7) МИРОВОЙ ПОРЯДОК «ПАРИЖСКИХ ТАЙН»

7) МИРОВОЙ ПОРЯДОК «ПАРИЖСКИХ ТАЙН»

«И вот, этот мир тайн есть тот всеобщий мировой порядок, в который перенесено индивидуальное действие «Парижских тайн»».

Прежде чем «однако… перейти к философскому воспроизведению эпического происшествия», г-н Шелига должен ещё «соединить в одну общую картину набросанные выше отдельные очерки».

Когда г-н Шелига говорит, что он хочет перейти к «философскому воспроизведению» эпического происшествия, то мы должны рассматривать это как действительное признание, как разоблачение его критической тайны. До сих пор он «философски воспроизводил» мировой порядок.

Развивая свои признания, г-н Шелига продолжает:

«Из нашего изложения следует, что отдельные рассмотренные выше тайны обладают ценностью не каждая сама по себе, обособленно друг от друга, что они не какие-нибудь великолепные сплетни. Ценность их состоит в том, что они образуют из себя органическую последовательность звеньев, совокупность которых есть тайна».

В припадке откровенности г-н Шелига заходит ещё дальше. Он сознаётся, что «спекулятивная последовательность» не есть действительная последовательность «Парижских тайн».

«Правда, в нашем эпосе тайны выступают не в виде этой о самой себе знающей последовательности» (по себестоимости?). «Но ведь мы имеем тут дело не с логическим, открытым для взоров всякого, свободным организмом критики, а с некоторым таинственным растительным бытием».

Мы оставляем без рассмотрения обобщающую картину г-на Шелиги и сразу же переходим к тому пункту, который образует «переход». На примере Пипле мы познакомились с «самоосмеянием тайны».

«Самоосмеянием тайна сама себе выносит приговор. Уничтожая самих себя в последнем итоге своего развития, тайны тем самым побуждают каждый сильный характер к самостоятельной проверке».

Рудольф, князь Герольштейнский, муж «чистой критики», призван осуществить эту проверку и «разоблачение тайн».

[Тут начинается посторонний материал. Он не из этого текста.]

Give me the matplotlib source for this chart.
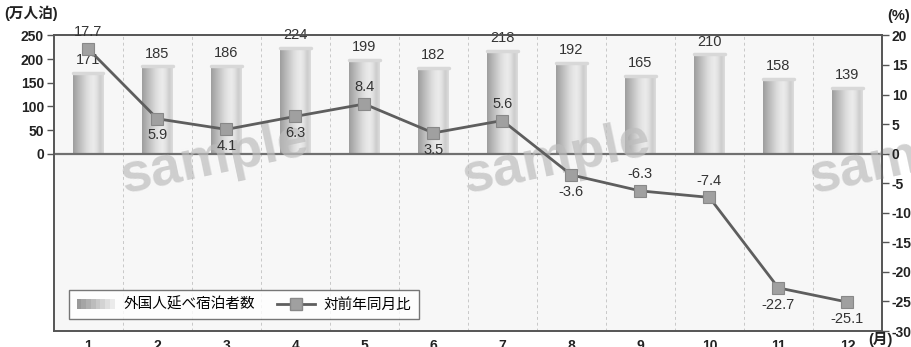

Если мы займёмся Рудольфом и его подвигами лишь после того, как на некоторое время потеряем из виду г-на Шелигу, то можно уже наперёд сказать, а читатель может до известной степени подозревать и, если угодно, даже предугадывать, что мы превратим Рудольфа из «таинственного растительного бытия», каковым он является в критической «Literatur-Zeitung», в «логическое, открытое для взоров всякого, свободное звено» в «организме критической критики».